- WORK REQUIRED:
Extract the listing in its entirety, keeping each line identical to the original.

- RAW DATA:
'''
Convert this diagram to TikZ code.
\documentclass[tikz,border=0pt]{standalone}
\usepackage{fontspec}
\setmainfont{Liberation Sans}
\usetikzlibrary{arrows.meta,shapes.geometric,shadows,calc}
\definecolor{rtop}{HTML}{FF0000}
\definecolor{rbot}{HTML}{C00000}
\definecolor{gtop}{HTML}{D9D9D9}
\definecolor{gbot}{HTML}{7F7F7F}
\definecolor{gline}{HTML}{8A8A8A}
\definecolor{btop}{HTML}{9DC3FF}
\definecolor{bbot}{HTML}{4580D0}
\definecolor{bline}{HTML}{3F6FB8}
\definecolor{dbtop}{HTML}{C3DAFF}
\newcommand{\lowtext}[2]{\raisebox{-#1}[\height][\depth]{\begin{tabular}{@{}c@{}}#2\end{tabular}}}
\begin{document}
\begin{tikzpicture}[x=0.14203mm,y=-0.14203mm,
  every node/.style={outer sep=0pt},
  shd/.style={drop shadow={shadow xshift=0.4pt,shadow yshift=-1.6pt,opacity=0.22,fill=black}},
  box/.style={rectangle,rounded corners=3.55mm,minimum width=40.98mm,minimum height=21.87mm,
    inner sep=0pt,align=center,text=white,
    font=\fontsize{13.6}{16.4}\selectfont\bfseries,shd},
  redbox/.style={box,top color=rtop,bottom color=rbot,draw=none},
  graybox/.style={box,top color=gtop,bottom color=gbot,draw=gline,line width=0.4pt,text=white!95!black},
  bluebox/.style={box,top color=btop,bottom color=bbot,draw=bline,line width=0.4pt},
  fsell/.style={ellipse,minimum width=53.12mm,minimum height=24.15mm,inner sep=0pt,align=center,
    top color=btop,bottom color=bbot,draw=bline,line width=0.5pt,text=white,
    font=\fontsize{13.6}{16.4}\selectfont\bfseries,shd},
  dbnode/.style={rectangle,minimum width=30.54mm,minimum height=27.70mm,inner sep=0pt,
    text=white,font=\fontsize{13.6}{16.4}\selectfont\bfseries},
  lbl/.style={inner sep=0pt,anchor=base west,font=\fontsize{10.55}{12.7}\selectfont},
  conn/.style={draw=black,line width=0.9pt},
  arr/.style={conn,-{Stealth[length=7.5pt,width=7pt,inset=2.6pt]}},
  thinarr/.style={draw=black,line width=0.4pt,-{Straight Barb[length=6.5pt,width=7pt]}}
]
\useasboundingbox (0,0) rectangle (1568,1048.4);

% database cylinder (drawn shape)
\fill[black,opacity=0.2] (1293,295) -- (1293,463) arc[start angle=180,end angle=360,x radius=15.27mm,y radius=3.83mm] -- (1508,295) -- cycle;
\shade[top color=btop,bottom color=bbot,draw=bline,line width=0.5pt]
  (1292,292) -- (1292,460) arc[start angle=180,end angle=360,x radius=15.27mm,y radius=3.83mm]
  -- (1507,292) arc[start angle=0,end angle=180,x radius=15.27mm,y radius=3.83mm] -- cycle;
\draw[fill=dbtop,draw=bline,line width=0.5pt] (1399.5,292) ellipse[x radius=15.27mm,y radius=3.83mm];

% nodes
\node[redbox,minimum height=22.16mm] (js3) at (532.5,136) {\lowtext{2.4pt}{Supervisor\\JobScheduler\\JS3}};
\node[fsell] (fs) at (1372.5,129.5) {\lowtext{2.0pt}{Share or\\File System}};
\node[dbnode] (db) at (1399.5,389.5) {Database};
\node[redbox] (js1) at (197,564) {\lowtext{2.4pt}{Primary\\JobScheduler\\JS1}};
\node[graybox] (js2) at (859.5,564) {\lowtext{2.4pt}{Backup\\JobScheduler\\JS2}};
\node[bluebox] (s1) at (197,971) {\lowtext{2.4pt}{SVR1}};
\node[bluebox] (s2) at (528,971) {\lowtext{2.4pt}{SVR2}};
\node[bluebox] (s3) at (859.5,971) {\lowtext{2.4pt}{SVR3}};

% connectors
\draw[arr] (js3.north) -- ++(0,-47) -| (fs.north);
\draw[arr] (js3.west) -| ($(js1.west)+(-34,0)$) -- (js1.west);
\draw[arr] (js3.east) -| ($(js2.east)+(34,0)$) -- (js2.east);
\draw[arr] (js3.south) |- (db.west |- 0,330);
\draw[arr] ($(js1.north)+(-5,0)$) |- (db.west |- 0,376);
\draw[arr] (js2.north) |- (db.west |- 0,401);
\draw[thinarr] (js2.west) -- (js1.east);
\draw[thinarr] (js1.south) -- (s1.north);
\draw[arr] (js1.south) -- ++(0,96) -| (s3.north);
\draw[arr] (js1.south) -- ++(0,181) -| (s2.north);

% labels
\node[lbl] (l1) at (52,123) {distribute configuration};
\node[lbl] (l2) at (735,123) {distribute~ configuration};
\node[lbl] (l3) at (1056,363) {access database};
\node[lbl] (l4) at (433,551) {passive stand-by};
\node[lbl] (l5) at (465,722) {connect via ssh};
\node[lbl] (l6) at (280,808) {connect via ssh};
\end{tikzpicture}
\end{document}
'''
- TASK RESPONSE:
Convert this diagram to TikZ code.
\documentclass[tikz,border=0pt]{standalone}
\usepackage{fontspec}
\setmainfont{Liberation Sans}
\usetikzlibrary{arrows.meta,shapes.geometric,shadows,calc}
\definecolor{rtop}{HTML}{FF0000}
\definecolor{rbot}{HTML}{C00000}
\definecolor{gtop}{HTML}{D9D9D9}
\definecolor{gbot}{HTML}{7F7F7F}
\definecolor{gline}{HTML}{8A8A8A}
\definecolor{btop}{HTML}{9DC3FF}
\definecolor{bbot}{HTML}{4580D0}
\definecolor{bline}{HTML}{3F6FB8}
\definecolor{dbtop}{HTML}{C3DAFF}
\newcommand{\lowtext}[2]{\raisebox{-#1}[\height][\depth]{\begin{tabular}{@{}c@{}}#2\end{tabular}}}
\begin{document}
\begin{tikzpicture}[x=0.14203mm,y=-0.14203mm,
  every node/.style={outer sep=0pt},
  shd/.style={drop shadow={shadow xshift=0.4pt,shadow yshift=-1.6pt,opacity=0.22,fill=black}},
  box/.style={rectangle,rounded corners=3.55mm,minimum width=40.98mm,minimum height=21.87mm,
    inner sep=0pt,align=center,text=white,
    font=\fontsize{13.6}{16.4}\selectfont\bfseries,shd},
  redbox/.style={box,top color=rtop,bottom color=rbot,draw=none},
  graybox/.style={box,top color=gtop,bottom color=gbot,draw=gline,line width=0.4pt,text=white!95!black},
  bluebox/.style={box,top color=btop,bottom color=bbot,draw=bline,line width=0.4pt},
  fsell/.style={ellipse,minimum width=53.12mm,minimum height=24.15mm,inner sep=0pt,align=center,
    top color=btop,bottom color=bbot,draw=bline,line width=0.5pt,text=white,
    font=\fontsize{13.6}{16.4}\selectfont\bfseries,shd},
  dbnode/.style={rectangle,minimum width=30.54mm,minimum height=27.70mm,inner sep=0pt,
    text=white,font=\fontsize{13.6}{16.4}\selectfont\bfseries},
  lbl/.style={inner sep=0pt,anchor=base west,font=\fontsize{10.55}{12.7}\selectfont},
  conn/.style={draw=black,line width=0.9pt},
  arr/.style={conn,-{Stealth[length=7.5pt,width=7pt,inset=2.6pt]}},
  thinarr/.style={draw=black,line width=0.4pt,-{Straight Barb[length=6.5pt,width=7pt]}}
]
\useasboundingbox (0,0) rectangle (1568,1048.4);

% database cylinder (drawn shape)
\fill[black,opacity=0.2] (1293,295) -- (1293,463) arc[start angle=180,end angle=360,x radius=15.27mm,y radius=3.83mm] -- (1508,295) -- cycle;
\shade[top color=btop,bottom color=bbot,draw=bline,line width=0.5pt]
  (1292,292) -- (1292,460) arc[start angle=180,end angle=360,x radius=15.27mm,y radius=3.83mm]
  -- (1507,292) arc[start angle=0,end angle=180,x radius=15.27mm,y radius=3.83mm] -- cycle;
\draw[fill=dbtop,draw=bline,line width=0.5pt] (1399.5,292) ellipse[x radius=15.27mm,y radius=3.83mm];

% nodes
\node[redbox,minimum height=22.16mm] (js3) at (532.5,136) {\lowtext{2.4pt}{Supervisor\\JobScheduler\\JS3}};
\node[fsell] (fs) at (1372.5,129.5) {\lowtext{2.0pt}{Share or\\File System}};
\node[dbnode] (db) at (1399.5,389.5) {Database};
\node[redbox] (js1) at (197,564) {\lowtext{2.4pt}{Primary\\JobScheduler\\JS1}};
\node[graybox] (js2) at (859.5,564) {\lowtext{2.4pt}{Backup\\JobScheduler\\JS2}};
\node[bluebox] (s1) at (197,971) {\lowtext{2.4pt}{SVR1}};
\node[bluebox] (s2) at (528,971) {\lowtext{2.4pt}{SVR2}};
\node[bluebox] (s3) at (859.5,971) {\lowtext{2.4pt}{SVR3}};

% connectors
\draw[arr] (js3.north) -- ++(0,-47) -| (fs.north);
\draw[arr] (js3.west) -| ($(js1.west)+(-34,0)$) -- (js1.west);
\draw[arr] (js3.east) -| ($(js2.east)+(34,0)$) -- (js2.east);
\draw[arr] (js3.south) |- (db.west |- 0,330);
\draw[arr] ($(js1.north)+(-5,0)$) |- (db.west |- 0,376);
\draw[arr] (js2.north) |- (db.west |- 0,401);
\draw[thinarr] (js2.west) -- (js1.east);
\draw[thinarr] (js1.south) -- (s1.north);
\draw[arr] (js1.south) -- ++(0,96) -| (s3.north);
\draw[arr] (js1.south) -- ++(0,181) -| (s2.north);

% labels
\node[lbl] (l1) at (52,123) {distribute configuration};
\node[lbl] (l2) at (735,123) {distribute~ configuration};
\node[lbl] (l3) at (1056,363) {access database};
\node[lbl] (l4) at (433,551) {passive stand-by};
\node[lbl] (l5) at (465,722) {connect via ssh};
\node[lbl] (l6) at (280,808) {connect via ssh};
\end{tikzpicture}
\end{document}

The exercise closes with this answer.